Stated goal >>
Transcribe the material verbatim in full; the pictures do not belong in the copy.

- - - -

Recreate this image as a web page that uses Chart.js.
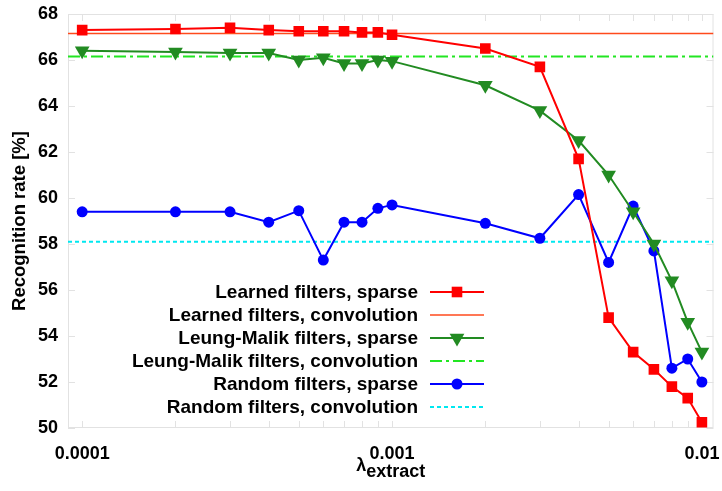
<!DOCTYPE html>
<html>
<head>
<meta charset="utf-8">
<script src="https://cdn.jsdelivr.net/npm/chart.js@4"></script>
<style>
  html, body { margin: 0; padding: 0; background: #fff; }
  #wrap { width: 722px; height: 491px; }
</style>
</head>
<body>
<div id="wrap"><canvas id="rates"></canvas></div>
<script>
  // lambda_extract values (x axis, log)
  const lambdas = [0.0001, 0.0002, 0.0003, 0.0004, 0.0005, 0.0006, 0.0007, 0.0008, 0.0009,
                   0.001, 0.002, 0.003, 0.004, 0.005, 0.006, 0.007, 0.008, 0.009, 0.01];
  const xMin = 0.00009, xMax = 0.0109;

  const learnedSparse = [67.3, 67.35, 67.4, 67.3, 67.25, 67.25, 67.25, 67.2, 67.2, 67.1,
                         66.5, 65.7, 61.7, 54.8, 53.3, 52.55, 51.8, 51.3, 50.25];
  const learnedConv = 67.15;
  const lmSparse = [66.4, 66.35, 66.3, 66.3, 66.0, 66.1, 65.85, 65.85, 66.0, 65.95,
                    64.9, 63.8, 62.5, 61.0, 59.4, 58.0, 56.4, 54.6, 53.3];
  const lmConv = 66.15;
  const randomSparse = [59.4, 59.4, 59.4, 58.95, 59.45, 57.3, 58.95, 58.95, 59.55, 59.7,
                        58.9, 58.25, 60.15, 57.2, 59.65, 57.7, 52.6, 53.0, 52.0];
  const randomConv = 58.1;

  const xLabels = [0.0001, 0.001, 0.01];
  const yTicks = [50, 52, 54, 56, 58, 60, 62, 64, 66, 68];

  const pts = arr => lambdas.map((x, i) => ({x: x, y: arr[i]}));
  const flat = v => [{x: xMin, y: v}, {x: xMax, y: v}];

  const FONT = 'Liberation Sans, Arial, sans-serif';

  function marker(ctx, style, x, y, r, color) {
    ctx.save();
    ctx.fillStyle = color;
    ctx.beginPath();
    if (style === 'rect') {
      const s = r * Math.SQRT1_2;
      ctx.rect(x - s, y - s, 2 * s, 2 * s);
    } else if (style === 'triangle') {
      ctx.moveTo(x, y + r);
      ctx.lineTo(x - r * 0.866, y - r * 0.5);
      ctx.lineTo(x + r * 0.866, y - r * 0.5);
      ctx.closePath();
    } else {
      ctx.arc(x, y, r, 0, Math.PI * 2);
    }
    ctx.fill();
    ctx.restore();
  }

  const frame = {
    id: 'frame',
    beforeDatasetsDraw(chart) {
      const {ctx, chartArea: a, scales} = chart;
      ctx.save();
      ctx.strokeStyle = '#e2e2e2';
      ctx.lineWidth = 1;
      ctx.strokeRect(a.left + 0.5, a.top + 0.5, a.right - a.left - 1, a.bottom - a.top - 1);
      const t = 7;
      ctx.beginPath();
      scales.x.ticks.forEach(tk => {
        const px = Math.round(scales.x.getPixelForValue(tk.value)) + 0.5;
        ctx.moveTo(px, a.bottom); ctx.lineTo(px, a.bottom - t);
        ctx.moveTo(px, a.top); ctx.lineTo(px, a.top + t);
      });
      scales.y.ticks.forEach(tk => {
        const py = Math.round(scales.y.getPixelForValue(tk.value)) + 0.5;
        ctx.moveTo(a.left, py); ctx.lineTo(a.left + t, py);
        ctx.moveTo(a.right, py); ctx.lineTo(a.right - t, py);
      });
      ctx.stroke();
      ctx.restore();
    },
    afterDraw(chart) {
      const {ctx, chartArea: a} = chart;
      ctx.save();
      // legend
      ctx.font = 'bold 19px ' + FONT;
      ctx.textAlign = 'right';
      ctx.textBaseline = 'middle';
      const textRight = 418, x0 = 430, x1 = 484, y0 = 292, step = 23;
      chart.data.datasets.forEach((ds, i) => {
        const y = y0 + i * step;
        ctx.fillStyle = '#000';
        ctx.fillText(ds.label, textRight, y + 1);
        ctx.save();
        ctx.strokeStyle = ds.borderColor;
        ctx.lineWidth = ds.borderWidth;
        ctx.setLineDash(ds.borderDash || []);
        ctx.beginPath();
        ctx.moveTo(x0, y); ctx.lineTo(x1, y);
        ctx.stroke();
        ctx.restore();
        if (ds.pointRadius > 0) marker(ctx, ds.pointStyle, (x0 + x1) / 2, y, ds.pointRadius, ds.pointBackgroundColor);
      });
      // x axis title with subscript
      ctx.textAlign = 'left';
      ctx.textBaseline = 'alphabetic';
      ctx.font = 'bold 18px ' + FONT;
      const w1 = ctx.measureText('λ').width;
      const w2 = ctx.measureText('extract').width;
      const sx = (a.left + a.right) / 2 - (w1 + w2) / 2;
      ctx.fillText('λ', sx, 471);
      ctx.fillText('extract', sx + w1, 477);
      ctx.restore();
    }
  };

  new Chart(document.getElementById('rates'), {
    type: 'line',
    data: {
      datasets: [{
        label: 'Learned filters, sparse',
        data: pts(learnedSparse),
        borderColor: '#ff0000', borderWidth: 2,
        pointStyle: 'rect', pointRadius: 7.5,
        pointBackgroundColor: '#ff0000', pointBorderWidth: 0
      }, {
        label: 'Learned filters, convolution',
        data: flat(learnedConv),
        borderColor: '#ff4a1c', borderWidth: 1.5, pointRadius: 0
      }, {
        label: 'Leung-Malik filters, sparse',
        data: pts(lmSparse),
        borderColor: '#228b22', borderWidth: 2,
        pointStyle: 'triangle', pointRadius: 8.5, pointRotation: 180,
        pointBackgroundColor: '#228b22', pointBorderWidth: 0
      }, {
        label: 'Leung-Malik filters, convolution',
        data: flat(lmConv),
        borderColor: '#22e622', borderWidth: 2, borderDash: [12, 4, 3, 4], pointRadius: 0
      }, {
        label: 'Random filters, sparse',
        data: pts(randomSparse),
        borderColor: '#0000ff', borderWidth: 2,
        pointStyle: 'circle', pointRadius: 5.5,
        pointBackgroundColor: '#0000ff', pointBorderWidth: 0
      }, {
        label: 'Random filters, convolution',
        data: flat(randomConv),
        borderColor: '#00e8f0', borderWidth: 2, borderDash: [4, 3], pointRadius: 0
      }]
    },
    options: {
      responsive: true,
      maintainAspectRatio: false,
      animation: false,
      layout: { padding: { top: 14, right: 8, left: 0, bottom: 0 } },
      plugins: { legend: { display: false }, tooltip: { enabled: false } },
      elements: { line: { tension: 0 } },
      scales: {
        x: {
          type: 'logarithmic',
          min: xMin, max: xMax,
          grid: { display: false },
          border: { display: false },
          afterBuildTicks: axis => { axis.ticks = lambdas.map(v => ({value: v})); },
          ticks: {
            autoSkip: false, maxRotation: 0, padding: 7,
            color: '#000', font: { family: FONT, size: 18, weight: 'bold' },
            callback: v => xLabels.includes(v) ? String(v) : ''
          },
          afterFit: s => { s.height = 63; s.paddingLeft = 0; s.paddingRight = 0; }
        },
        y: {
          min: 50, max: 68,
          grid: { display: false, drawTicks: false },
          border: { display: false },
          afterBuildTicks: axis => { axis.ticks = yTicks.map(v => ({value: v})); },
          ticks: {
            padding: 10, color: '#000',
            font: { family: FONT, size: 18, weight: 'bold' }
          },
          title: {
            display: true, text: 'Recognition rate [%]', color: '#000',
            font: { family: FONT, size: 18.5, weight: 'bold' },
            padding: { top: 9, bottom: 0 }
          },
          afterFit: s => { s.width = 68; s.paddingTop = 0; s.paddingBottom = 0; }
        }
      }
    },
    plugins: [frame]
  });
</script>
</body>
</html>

- - - -

Reply >>
Recreate this image as a web page that uses Chart.js.
<!DOCTYPE html>
<html>
<head>
<meta charset="utf-8">
<script src="https://cdn.jsdelivr.net/npm/chart.js@4"></script>
<style>
  html, body { margin: 0; padding: 0; background: #fff; }
  #wrap { width: 722px; height: 491px; }
</style>
</head>
<body>
<div id="wrap"><canvas id="rates"></canvas></div>
<script>
  // lambda_extract values (x axis, log)
  const lambdas = [0.0001, 0.0002, 0.0003, 0.0004, 0.0005, 0.0006, 0.0007, 0.0008, 0.0009,
                   0.001, 0.002, 0.003, 0.004, 0.005, 0.006, 0.007, 0.008, 0.009, 0.01];
  const xMin = 0.00009, xMax = 0.0109;

  const learnedSparse = [67.3, 67.35, 67.4, 67.3, 67.25, 67.25, 67.25, 67.2, 67.2, 67.1,
                         66.5, 65.7, 61.7, 54.8, 53.3, 52.55, 51.8, 51.3, 50.25];
  const learnedConv = 67.15;
  const lmSparse = [66.4, 66.35, 66.3, 66.3, 66.0, 66.1, 65.85, 65.85, 66.0, 65.95,
                    64.9, 63.8, 62.5, 61.0, 59.4, 58.0, 56.4, 54.6, 53.3];
  const lmConv = 66.15;
  const randomSparse = [59.4, 59.4, 59.4, 58.95, 59.45, 57.3, 58.95, 58.95, 59.55, 59.7,
                        58.9, 58.25, 60.15, 57.2, 59.65, 57.7, 52.6, 53.0, 52.0];
  const randomConv = 58.1;

  const xLabels = [0.0001, 0.001, 0.01];
  const yTicks = [50, 52, 54, 56, 58, 60, 62, 64, 66, 68];

  const pts = arr => lambdas.map((x, i) => ({x: x, y: arr[i]}));
  const flat = v => [{x: xMin, y: v}, {x: xMax, y: v}];

  const FONT = 'Liberation Sans, Arial, sans-serif';

  function marker(ctx, style, x, y, r, color) {
    ctx.save();
    ctx.fillStyle = color;
    ctx.beginPath();
    if (style === 'rect') {
      const s = r * Math.SQRT1_2;
      ctx.rect(x - s, y - s, 2 * s, 2 * s);
    } else if (style === 'triangle') {
      ctx.moveTo(x, y + r);
      ctx.lineTo(x - r * 0.866, y - r * 0.5);
      ctx.lineTo(x + r * 0.866, y - r * 0.5);
      ctx.closePath();
    } else {
      ctx.arc(x, y, r, 0, Math.PI * 2);
    }
    ctx.fill();
    ctx.restore();
  }

  const frame = {
    id: 'frame',
    beforeDatasetsDraw(chart) {
      const {ctx, chartArea: a, scales} = chart;
      ctx.save();
      ctx.strokeStyle = '#e2e2e2';
      ctx.lineWidth = 1;
      ctx.strokeRect(a.left + 0.5, a.top + 0.5, a.right - a.left - 1, a.bottom - a.top - 1);
      const t = 7;
      ctx.beginPath();
      scales.x.ticks.forEach(tk => {
        const px = Math.round(scales.x.getPixelForValue(tk.value)) + 0.5;
        ctx.moveTo(px, a.bottom); ctx.lineTo(px, a.bottom - t);
        ctx.moveTo(px, a.top); ctx.lineTo(px, a.top + t);
      });
      scales.y.ticks.forEach(tk => {
        const py = Math.round(scales.y.getPixelForValue(tk.value)) + 0.5;
        ctx.moveTo(a.left, py); ctx.lineTo(a.left + t, py);
        ctx.moveTo(a.right, py); ctx.lineTo(a.right - t, py);
      });
      ctx.stroke();
      ctx.restore();
    },
    afterDraw(chart) {
      const {ctx, chartArea: a} = chart;
      ctx.save();
      // legend
      ctx.font = 'bold 19px ' + FONT;
      ctx.textAlign = 'right';
      ctx.textBaseline = 'middle';
      const textRight = 418, x0 = 430, x1 = 484, y0 = 292, step = 23;
      chart.data.datasets.forEach((ds, i) => {
        const y = y0 + i * step;
        ctx.fillStyle = '#000';
        ctx.fillText(ds.label, textRight, y + 1);
        ctx.save();
        ctx.strokeStyle = ds.borderColor;
        ctx.lineWidth = ds.borderWidth;
        ctx.setLineDash(ds.borderDash || []);
        ctx.beginPath();
        ctx.moveTo(x0, y); ctx.lineTo(x1, y);
        ctx.stroke();
        ctx.restore();
        if (ds.pointRadius > 0) marker(ctx, ds.pointStyle, (x0 + x1) / 2, y, ds.pointRadius, ds.pointBackgroundColor);
      });
      // x axis title with subscript
      ctx.textAlign = 'left';
      ctx.textBaseline = 'alphabetic';
      ctx.font = 'bold 18px ' + FONT;
      const w1 = ctx.measureText('λ').width;
      const w2 = ctx.measureText('extract').width;
      const sx = (a.left + a.right) / 2 - (w1 + w2) / 2;
      ctx.fillText('λ', sx, 471);
      ctx.fillText('extract', sx + w1, 477);
      ctx.restore();
    }
  };

  new Chart(document.getElementById('rates'), {
    type: 'line',
    data: {
      datasets: [{
        label: 'Learned filters, sparse',
        data: pts(learnedSparse),
        borderColor: '#ff0000', borderWidth: 2,
        pointStyle: 'rect', pointRadius: 7.5,
        pointBackgroundColor: '#ff0000', pointBorderWidth: 0
      }, {
        label: 'Learned filters, convolution',
        data: flat(learnedConv),
        borderColor: '#ff4a1c', borderWidth: 1.5, pointRadius: 0
      }, {
        label: 'Leung-Malik filters, sparse',
        data: pts(lmSparse),
        borderColor: '#228b22', borderWidth: 2,
        pointStyle: 'triangle', pointRadius: 8.5, pointRotation: 180,
        pointBackgroundColor: '#228b22', pointBorderWidth: 0
      }, {
        label: 'Leung-Malik filters, convolution',
        data: flat(lmConv),
        borderColor: '#22e622', borderWidth: 2, borderDash: [12, 4, 3, 4], pointRadius: 0
      }, {
        label: 'Random filters, sparse',
        data: pts(randomSparse),
        borderColor: '#0000ff', borderWidth: 2,
        pointStyle: 'circle', pointRadius: 5.5,
        pointBackgroundColor: '#0000ff', pointBorderWidth: 0
      }, {
        label: 'Random filters, convolution',
        data: flat(randomConv),
        borderColor: '#00e8f0', borderWidth: 2, borderDash: [4, 3], pointRadius: 0
      }]
    },
    options: {
      responsive: true,
      maintainAspectRatio: false,
      animation: false,
      layout: { padding: { top: 14, right: 8, left: 0, bottom: 0 } },
      plugins: { legend: { display: false }, tooltip: { enabled: false } },
      elements: { line: { tension: 0 } },
      scales: {
        x: {
          type: 'logarithmic',
          min: xMin, max: xMax,
          grid: { display: false },
          border: { display: false },
          afterBuildTicks: axis => { axis.ticks = lambdas.map(v => ({value: v})); },
          ticks: {
            autoSkip: false, maxRotation: 0, padding: 7,
            color: '#000', font: { family: FONT, size: 18, weight: 'bold' },
            callback: v => xLabels.includes(v) ? String(v) : ''
          },
          afterFit: s => { s.height = 63; s.paddingLeft = 0; s.paddingRight = 0; }
        },
        y: {
          min: 50, max: 68,
          grid: { display: false, drawTicks: false },
          border: { display: false },
          afterBuildTicks: axis => { axis.ticks = yTicks.map(v => ({value: v})); },
          ticks: {
            padding: 10, color: '#000',
            font: { family: FONT, size: 18, weight: 'bold' }
          },
          title: {
            display: true, text: 'Recognition rate [%]', color: '#000',
            font: { family: FONT, size: 18.5, weight: 'bold' },
            padding: { top: 9, bottom: 0 }
          },
          afterFit: s => { s.width = 68; s.paddingTop = 0; s.paddingBottom = 0; }
        }
      }
    },
    plugins: [frame]
  });
</script>
</body>
</html>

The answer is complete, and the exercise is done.